Probably one of my favourite examples of epic stupidity occurred when in a moment of youthful exhuberance I accidentally found myself at a Boksburg nightclub I now believe was called Masquerades. I was confronted at the bar by a large bald headed man who told me that he “headbutted concrete pillars”. I smiled and asked, “Why?”, with a look on his face bordering on condescension he said, “For fun”. To which I replied, “You have had a lot of fun this way” taking my life in my hands. Naturally he laughed, said “Ja!” before smashing his head against a concrete pillar.

Lowering one’s expectations in these situations is admittedly easier said than done, but I have at least found another angle to understanding those among us who are so simple they believe white privilege isn’t real, but white genocide is.  A 2012 study led by Richard West at James Madison University reveals the stupidity that resides in each and every one us, by indicating our numerous thinking biases and errors.  Among a series of questions he uses to reveal these biases is this one:  A bat and ball cost a dollar and ten cents. The bat costs a dollar more than the ball. How much does the ball cost?

Naturally most people respond that the bat is a dollar, and the ball ten cents. This is incorrect. The real answer is that the ball is 5c and the bat is $1.05. It’s what West called a thinking bias, a quick route our brain has been trained to take over time, that we use because it’s simply easier than doing the actual maths. These biases affect every facet of our lives, and are there to give us quick shortcuts to save time in our day-to-day lives. One of the most powerful of these is called the “self-serving bias” in which we tend to think we are better than others.  Most people for instance believe they are above average in intelligence – even whose who think that vaccinations cause autism.

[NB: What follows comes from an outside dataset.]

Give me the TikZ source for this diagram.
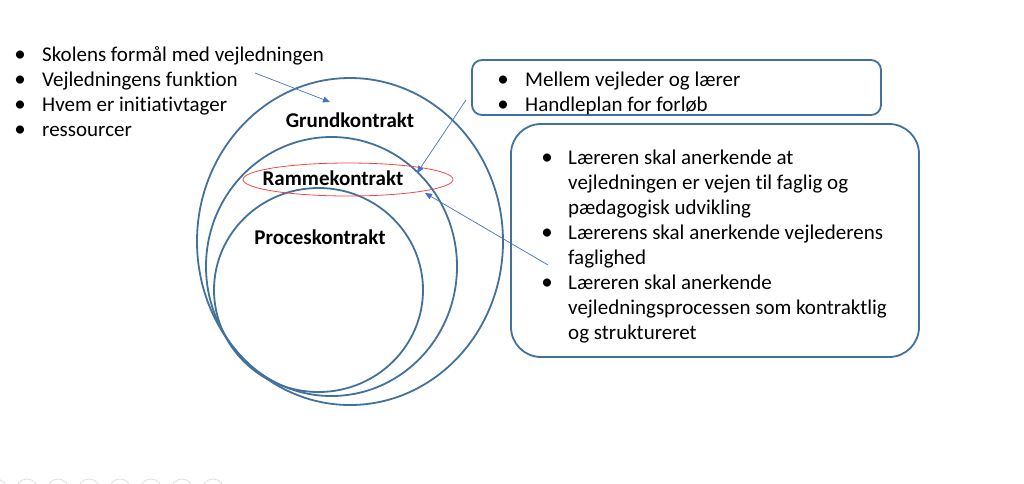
\documentclass[tikz,border=0pt]{standalone}
\usepackage{fontspec}
\setmainfont{Carlito}[Ligatures={NoCommon}]
\usetikzlibrary{arrows.meta}
\definecolor{ringblue}{HTML}{41719C}
\definecolor{arrowblue}{HTML}{4472C4}
\definecolor{ringred}{HTML}{F04848}
\tikzset{
  ring/.style={draw=ringblue, line width=1.8},
  textbox/.style={draw=ringblue, line width=1.8},
  item/.style={anchor=base west, inner sep=0pt, font=\fontsize{21}{25}\selectfont},
  dot/.style={anchor=base, inner sep=0pt, font=\fontsize{23}{25}\selectfont},
  title/.style={inner sep=0pt, font=\fontsize{21}{25}\selectfont\bfseries},
  pointer/.style={arrowblue, line width=0.7, -{Triangle[length=7,width=6]}},
}
\begin{document}
\begin{tikzpicture}[x=1pt,y=-1pt]
    \useasboundingbox (0,0) rectangle (1024,483);
    \begin{scope}
        \clip (0,0) rectangle (1024,483);
        \foreach \k in {0,...,7}
            \draw[gray!25, line width=0.8] (-4+31*\k,490) circle (11);
    \end{scope}

    \draw[ring] (350,241.5) ellipse [x radius=153, y radius=163.5];
    \draw[ring] (331.5,266.5) ellipse [x radius=125.5, y radius=129.5];
    \draw[ring] (318.5,290) ellipse [x radius=104.5, y radius=102];
    \draw[ringred, line width=0.8] (348,179.5) ellipse [x radius=105, y radius=16.5];
    \node[title] (grund) at (350,120) {Grundkontrakt};
    \node[title] (ramme) at (333,178) {Rammekontrakt};
    \node[title] (proces) at (320,237) {Proceskontrakt};

    \foreach \txt [count=\i] in {Skolens formål med vejledningen, Vejledningens funktion, Hvem er initiativtager, ressourcer}{
        \node[dot] (ldot\i) at (20,36+25*\i) {•};
        \node[item] (left\i) at (42,36+25*\i) {\txt};
    }

    \draw[textbox, rounded corners=10] (472,60) rectangle (881,115);
    \foreach \txt [count=\i] in {Mellem vejleder og lærer, Handleplan for forløb}{
        \node[dot] (tdot\i) at (503,61+25*\i) {•};
        \node[item] (top\i) at (525,61+25*\i) {\txt};
    }

    \draw[textbox, rounded corners=30] (511,124) rectangle (919,357);
    \foreach \txt [count=\i] in {Læreren skal anerkende at, vejledningen er vejen til faglig og, pædagogisk udvikling, Lærerens skal anerkende vejlederens, faglighed, Læreren skal anerkende, vejledningsprocessen som kontraktlig, og struktureret}
        \node[item] (big\i) at (568,139+25*\i) {\txt};
    \foreach \i in {1,4,6}
        \node[dot] (bdot\i) at (547,139+25*\i) {•};

    \coordinate (fromleft) at (255,73);
    \coordinate (togrund) at (330,102);
    \coordinate (fromtop) at (466,100);
    \coordinate (toramme) at (417,173);
    \coordinate (frombig) at (548,265);
    \coordinate (tobelow) at (425,193);
    \draw[pointer] (fromleft) -- (togrund);
    \draw[pointer] (fromtop) -- (toramme);
    \draw[pointer] (frombig) -- (tobelow);
\end{tikzpicture}
\end{document}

West further found that we are amazingly good at spotting when others make these errors and are terrible at recognising them in ourselves.  The reason for this is that we judge others logically and based purely on their actions, while when judging our own behaviours we factor in emotion, motivations and intentions. In each instance, we readily forgive ourselves our mistakes, but look harshly upon those of other people. And it gets worse. The study further found that the more traditionally intelligent a person is (the more “cognitively sophisticated”) the more likely they are to make these errors. Essentially: we are all dumber than we think we are, and even if we aren’t, that just means we make more mistakes.

Of course while this does explain some of the daily stupidities we are all made to endure, and  allows us to climb down off our high-horses and view the perpetrators in a kinder light leading to peace and forgiveness, I still think the guy who did a poo on the floor of the Douglasdale shell garage right by the hand-dryer is an asshole.